The Muttama Creek Catchment is a tributary of the Murrumbidgee River and stretches from North of Cootamundra to North of Gundagai. It is situated in the sheep-wheat belt, a large area across south-eastern Australia known for agricultural production. It is also located in a unique bio-region with natural features and environmental processes that strongly influence the occurrence of plants, animals and other organisms.
The catchment area has experienced a lot of change and is facing increasing volatility and pressures, such as climatic and demographic changes and market pressures. This project was therefore developed to understand different land-use priorities and explore the future of farming and biodiversity.
Researchers from Leuphana University of Lüneburg in Germany joined those from the ANU Fenner School of Environment and Society, with the project team including Sustainable Farms and the Muttama Creek Landcare Group, to undertake this project.
In 2020, 94 interviews were conducted with people in the region, including land managers, agricultural consultants and government organisations. The team identified four different viewpoints which represent archetypal ways of viewing the relationship between biodiversity and farming (see illustrations below).

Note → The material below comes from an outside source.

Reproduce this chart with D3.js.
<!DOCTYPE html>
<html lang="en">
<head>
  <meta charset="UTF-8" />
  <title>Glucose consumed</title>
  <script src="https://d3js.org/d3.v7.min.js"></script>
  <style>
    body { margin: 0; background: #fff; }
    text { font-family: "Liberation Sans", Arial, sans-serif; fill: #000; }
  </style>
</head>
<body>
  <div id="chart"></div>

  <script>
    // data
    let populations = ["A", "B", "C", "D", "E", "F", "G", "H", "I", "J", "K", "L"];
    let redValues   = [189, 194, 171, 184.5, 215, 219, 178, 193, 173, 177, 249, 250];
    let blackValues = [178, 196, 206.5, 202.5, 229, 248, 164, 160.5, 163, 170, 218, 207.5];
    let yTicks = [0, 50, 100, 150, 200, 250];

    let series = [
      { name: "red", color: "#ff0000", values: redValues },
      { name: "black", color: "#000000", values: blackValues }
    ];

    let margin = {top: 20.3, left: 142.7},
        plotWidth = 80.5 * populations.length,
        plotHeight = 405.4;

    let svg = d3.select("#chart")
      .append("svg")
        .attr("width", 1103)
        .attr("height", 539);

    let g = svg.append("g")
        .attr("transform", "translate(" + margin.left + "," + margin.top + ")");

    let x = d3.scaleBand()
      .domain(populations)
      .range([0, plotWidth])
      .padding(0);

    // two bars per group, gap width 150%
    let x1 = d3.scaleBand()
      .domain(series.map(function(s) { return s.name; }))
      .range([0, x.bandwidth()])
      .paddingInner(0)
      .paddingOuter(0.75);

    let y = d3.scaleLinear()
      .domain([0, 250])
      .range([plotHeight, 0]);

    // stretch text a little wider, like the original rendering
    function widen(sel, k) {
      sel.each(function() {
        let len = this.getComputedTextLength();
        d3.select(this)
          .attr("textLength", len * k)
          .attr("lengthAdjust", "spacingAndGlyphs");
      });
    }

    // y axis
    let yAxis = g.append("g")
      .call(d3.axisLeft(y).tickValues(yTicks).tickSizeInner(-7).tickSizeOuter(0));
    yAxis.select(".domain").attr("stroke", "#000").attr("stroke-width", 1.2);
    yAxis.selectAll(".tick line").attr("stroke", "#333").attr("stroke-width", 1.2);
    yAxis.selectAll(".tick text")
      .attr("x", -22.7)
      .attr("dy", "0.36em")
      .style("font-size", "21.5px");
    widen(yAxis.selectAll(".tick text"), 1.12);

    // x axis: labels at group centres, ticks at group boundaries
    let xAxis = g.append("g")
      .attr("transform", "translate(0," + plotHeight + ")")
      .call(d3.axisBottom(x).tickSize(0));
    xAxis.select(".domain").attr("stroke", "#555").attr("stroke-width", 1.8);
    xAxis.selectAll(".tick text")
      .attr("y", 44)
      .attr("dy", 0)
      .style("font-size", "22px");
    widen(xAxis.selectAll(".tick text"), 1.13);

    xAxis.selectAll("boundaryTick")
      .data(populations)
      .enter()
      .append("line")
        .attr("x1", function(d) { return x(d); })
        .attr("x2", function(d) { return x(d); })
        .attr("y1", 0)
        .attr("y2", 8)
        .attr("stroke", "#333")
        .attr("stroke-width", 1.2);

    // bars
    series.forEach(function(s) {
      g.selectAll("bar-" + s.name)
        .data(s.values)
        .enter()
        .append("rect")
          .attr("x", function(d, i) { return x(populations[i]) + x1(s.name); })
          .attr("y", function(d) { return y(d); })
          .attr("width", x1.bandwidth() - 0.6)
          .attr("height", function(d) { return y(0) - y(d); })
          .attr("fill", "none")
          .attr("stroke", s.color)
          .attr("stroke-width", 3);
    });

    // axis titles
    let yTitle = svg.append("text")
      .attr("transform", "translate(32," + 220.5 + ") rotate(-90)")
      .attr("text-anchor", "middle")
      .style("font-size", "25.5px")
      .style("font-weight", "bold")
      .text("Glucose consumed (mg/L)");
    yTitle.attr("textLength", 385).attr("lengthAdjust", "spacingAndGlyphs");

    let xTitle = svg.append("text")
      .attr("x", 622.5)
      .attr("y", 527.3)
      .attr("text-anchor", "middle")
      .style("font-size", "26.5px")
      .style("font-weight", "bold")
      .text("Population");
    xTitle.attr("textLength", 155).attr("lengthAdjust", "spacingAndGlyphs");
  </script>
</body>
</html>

In 2021, two community workshops were held to discuss what the future should look like and what changes are needed to enable these preferred futures. In groups, participants discussed what they consider to be key issues, what would characterise a positive future and which new processes or technologies would lead to these futures.

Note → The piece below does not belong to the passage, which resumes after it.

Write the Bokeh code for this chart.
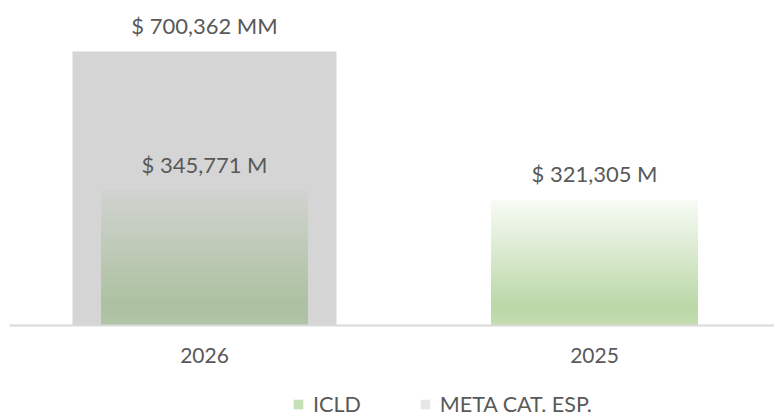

The outcomes of these workshops were represented by six pathways which reflect different dynamics of change. Examples include whether transformation starts with individual farmers enacting on-farm change, whether technology is a key lever of change and whether policy changes are essential for any on-ground shifts in practices and methodologies.
The project team wrote a booklet which summarises the key findings from this project and provides ideas for individual and community actions as well as policy recommendations. It includes a guest chapter on natural assets on farms by Suzannah Macbeth from Sustainable Farms and a chapter on Indigenous knowledge and land management written by Peter Beath from the Cootamundra Aboriginal Working Party.
The booklet launch event was held at The Arts Centre Cootamundra on Thursday 18th August, 2022.